I didn't want to get a job selling Slurpees, the way so many others my age did. I certainly didn't want to be a lifeguard, hoisted high in one of those chairs with an emergency cross blazing at my back. I look eh in a bathing suit. I'm twenty-one, sun sensitive, my skin as white as milk in a blue china cup. I am the kind of person who seeks shady places and books; I like any book that has to do with houses and their insides. I like the old books about Boston houses--Edith Wharton and a man named James write about those--and I like the new books you get in the paperback rack in the drugstore, books where living rooms have velvet drapes and people are in love for two seconds tops. I've been in love a few times, but nothing worth noting here.
I live with my mother. In our town, most of us do. We go to the high school, a big industrial brick building with rows and rows of slick red lockers, and then we graduate up to the community college where huge elms shade the campus and there's an archway you have to drive through that says something important and Latin on it. At the community college, most of us major in physician's assistant training programs, which means you learn to draw a lot of blood and read pressure. Others do something with software architecture. I knew right from the start these career paths were not for me.

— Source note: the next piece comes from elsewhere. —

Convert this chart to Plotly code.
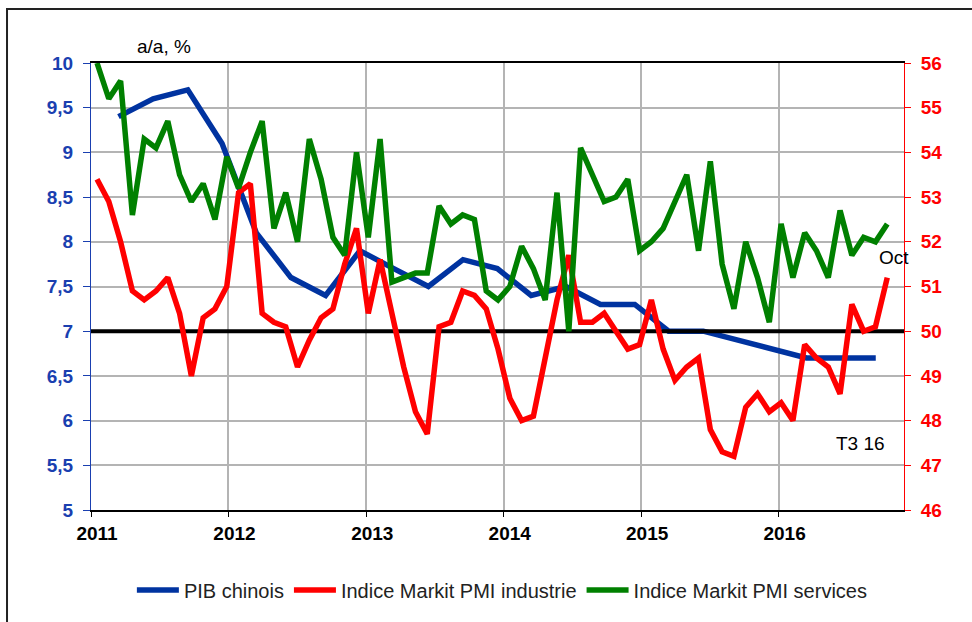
import plotly.graph_objects as go
import pandas as pd

# ---------------- data ----------------
# Monthly PMI series, Mar 2011 -> Oct 2016
pmi_months = [p.strftime("%Y-%m") for p in pd.period_range("2011-03", "2016-10", freq="M")]

pmi_industrie = [
    53.4, 52.9, 52.0, 50.9, 50.7, 50.9, 51.2, 50.4, 49.0, 50.3,              # 2011 (Mar-Dec)
    50.5, 51.0, 53.1, 53.3, 50.4, 50.2, 50.1, 49.2, 49.8, 50.3, 50.5, 51.5,  # 2012
    52.3, 50.4, 51.6, 50.4, 49.2, 48.2, 47.7, 50.1, 50.2, 50.9, 50.8, 50.5,  # 2013
    49.6, 48.5, 48.0, 48.1, 49.4, 50.7, 51.7, 50.2, 50.2, 50.4, 50.0, 49.6,  # 2014
    49.7, 50.7, 49.6, 48.9, 49.2, 49.4, 47.8, 47.3, 47.2, 48.3, 48.6, 48.2,  # 2015
    48.4, 48.0, 49.7, 49.4, 49.2, 48.6, 50.6, 50.0, 50.1, 51.2,              # 2016 (Jan-Oct)
]

pmi_services = [
    56.0, 55.2, 55.6, 52.6, 54.3, 54.1, 54.7, 53.5, 52.9, 53.3,              # 2011 (Mar-Dec)
    52.5, 53.9, 53.2, 54.0, 54.7, 52.3, 53.1, 52.0, 54.3, 53.4, 52.1, 51.7,  # 2012
    54.0, 52.1, 54.3, 51.1, 51.2, 51.3, 51.3, 52.8, 52.4, 52.6, 52.5, 50.9,  # 2013
    50.7, 51.0, 51.9, 51.4, 50.7, 53.1, 50.0, 54.1, 53.5, 52.9, 53.0, 53.4,  # 2014
    51.8, 52.0, 52.3, 52.9, 53.5, 51.8, 53.8, 51.5, 50.5, 52.0, 51.2, 50.2,  # 2015
    52.4, 51.2, 52.2, 51.8, 51.2, 52.7, 51.7, 52.1, 52.0, 52.4,              # 2016 (Jan-Oct)
]

# Quarterly GDP (y/y %), Q1 2011 -> Q3 2016
gdp_dates = [
    "2011-03-15", "2011-06-15", "2011-09-15", "2011-12-15",
    "2012-03-15", "2012-06-15", "2012-09-15", "2012-12-15",
    "2013-03-15", "2013-06-15", "2013-09-15", "2013-12-15",
    "2014-03-15", "2014-06-15", "2014-09-15", "2014-12-15",
    "2015-03-15", "2015-06-15", "2015-09-15", "2015-12-15",
    "2016-03-15", "2016-06-15", "2016-09-15",
]
gdp = [9.4, 9.6, 9.7, 9.1, 8.1, 7.6, 7.4, 7.9, 7.7, 7.5, 7.8, 7.7,
       7.4, 7.5, 7.3, 7.3, 7.0, 7.0, 6.9, 6.8, 6.7, 6.7, 6.7]

year_ticks = ["2011-01-01", "2012-01-01", "2013-01-01", "2014-01-01", "2015-01-01", "2016-01-01"]
year_labels = ["2011", "2012", "2013", "2014", "2015", "2016"]

ref_level = 7.0
x_start, x_end = "2011-01-01", "2016-11-29"

FONT = "Liberation Sans, Arial, sans-serif"
BLUE = "#0033a0"
AXBLUE = "#1a3fb0"
RED = "#ff0000"
GREEN = "#008000"
GRID = "#b4b4b4"

fig = go.Figure()

fig.add_trace(go.Scatter(x=gdp_dates, y=gdp, name="PIB chinois", mode="lines",
                         line=dict(color=BLUE, width=5.5), xaxis="x", yaxis="y"))
fig.add_trace(go.Scatter(x=[x_start, x_end], y=[ref_level, ref_level], mode="lines",
                         line=dict(color="black", width=4), showlegend=False,
                         hoverinfo="skip", xaxis="x", yaxis="y"))
fig.add_trace(go.Scatter(x=pmi_months, y=pmi_industrie, name="Indice Markit PMI industrie",
                         mode="lines", line=dict(color=RED, width=5.5), xaxis="x2", yaxis="y2"))
fig.add_trace(go.Scatter(x=pmi_months, y=pmi_services, name="Indice Markit PMI services",
                         mode="lines", line=dict(color=GREEN, width=5.5), xaxis="x2", yaxis="y2"))

fig.update_layout(
    width=972, height=622, autosize=False,
    margin=dict(l=91, r=68, t=63, b=112),
    paper_bgcolor="white", plot_bgcolor="white",
    separators=", ",
    font=dict(family=FONT, size=19, color="black"),
    xaxis=dict(type="date", range=[x_start, x_end],
               tickvals=year_ticks, ticktext=year_labels,
               ticks="outside", ticklen=5, tickcolor="black", tickwidth=1,
               showgrid=True, gridcolor=GRID, gridwidth=1.5,
               showline=True, linecolor="black", linewidth=1.5, mirror=True,
               zeroline=False, ticklabelshift=6,
               tickfont=dict(family=FONT, size=19, color="black", weight="bold")),
    xaxis2=dict(type="category", overlaying="x", range=[-0.51, 68.42],
                visible=False, showgrid=False),
    yaxis=dict(range=[5, 10], tick0=5, dtick=0.5,
               ticks="outside", ticklen=7, tickcolor=AXBLUE, tickwidth=1,
               showgrid=True, gridcolor=GRID, gridwidth=1.5,
               showline=True, linecolor=AXBLUE, linewidth=1,
               zeroline=False, ticklabelstandoff=6,
               tickfont=dict(family=FONT, size=19, color=AXBLUE, weight="bold")),
    yaxis2=dict(range=[46, 56], tick0=46, dtick=1, overlaying="y", side="right",
                ticks="outside", ticklen=6, tickcolor=RED, tickwidth=1,
                showgrid=False, showline=True, linecolor=RED, linewidth=1,
                zeroline=False, ticklabelstandoff=6,
                tickfont=dict(family=FONT, size=19, color=RED, weight="bold")),
    legend=dict(orientation="h", x=0.506, xanchor="center", y=-0.179, yanchor="middle",
                font=dict(family=FONT, size=20, color="#222222"),
                itemwidth=42, bgcolor="rgba(0,0,0,0)"),
    showlegend=True,
)

fig.add_annotation(text="a/a, %", xref="paper", yref="paper", x=0.0898, y=1.0358,
                   xanchor="center", yanchor="middle", showarrow=False,
                   font=dict(family=FONT, size=19, color="black"))
fig.add_annotation(text="Oct", xref="paper", yref="paper", x=0.9668, y=0.5638,
                   xanchor="left", yanchor="middle", showarrow=False,
                   font=dict(family=FONT, size=19, color="black"))
fig.add_annotation(text="T3 16", xref="paper", yref="paper", x=0.947, y=0.1477,
                   xanchor="center", yanchor="middle", showarrow=False,
                   font=dict(family=FONT, size=19, color="black"))

# outer frame of the chart
fig.add_shape(type="rect", xref="paper", yref="paper",
              x0=-0.1033, x1=1.0935, y0=-0.291, y1=1.1208,
              line=dict(color="#222222", width=2), fillcolor="rgba(0,0,0,0)")

fig.write_html("out.html", config={"displayModeBar": False},
               post_script="document.body.style.margin='0px';document.body.style.overflow='hidden';")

I knew, and always have, that I wanted to do interior design, to make homes as beautiful as they possibly could be, to understand the subtle but serious distinction between mauve and merlot, or how to bring light to a row of wavy glass windows, to choose a carpet that complements the color of wood that soaks up the shine from the beaded chandelier, the one I chose, swinging from its root in the freshly spackled ceiling.
The summer of heat, the summer before my junior college year, my mother's cancer returned, after ten years' remission. My father left us a long time ago, for Florida. At first my mother felt just a small ache in her bones and then the ache turned into a limp and she finally had to admit the pain grinding and grinding at her hip was not arthritis. The doctor confirmed it with a CAT scan. He showed us the recurrence, there on films so gray they looked covered with cobwebs, there on the furniture of my mother's bones, her architecture all wrong, chips and calcifications, black stains where the malignancy was. The body is a house. Make no mistake about it. The body is a house and the organs are the plush parts and the bones are the scaffolding and bed frames and bookshelves on which you hold your memories, your disappointments.
We came out of the doctor's office, into a blast of heat. My mother waved a rolled-up patient information sheet in front of her face, perspiration lining her lip. "I'll do the chemo," she said. I wanted to put my arm around her, draw her in close, oh mom, but it's not that way between us. We get along, but if you were to give us a personality test, you'd get opposite results. She's loopy and eccentric and has little sense of style. She wears bedroom slippers a lot. I shop at all the outlets for Joan and David shoes and Talbot's clothes. My mother has a knot in her hair, and instead of combing it, she just lets it get bigger and bigger until at last the lady at the salon just has to cut it out. She lives off my father's alimony and spends her days reading horoscope charts and smoking cigarettes until the ash gets so long it drops off onto the carpet. Frankly, I have higher aspirations. A woman should. I'd like, for instance, to accumulate some wealth. I say to my mother, "Don't you need a retirement plan?" and she takes a deep suck off her cigarette, her cheeks collapsing inward and says, "Whoop de doo, I'll be gone before then."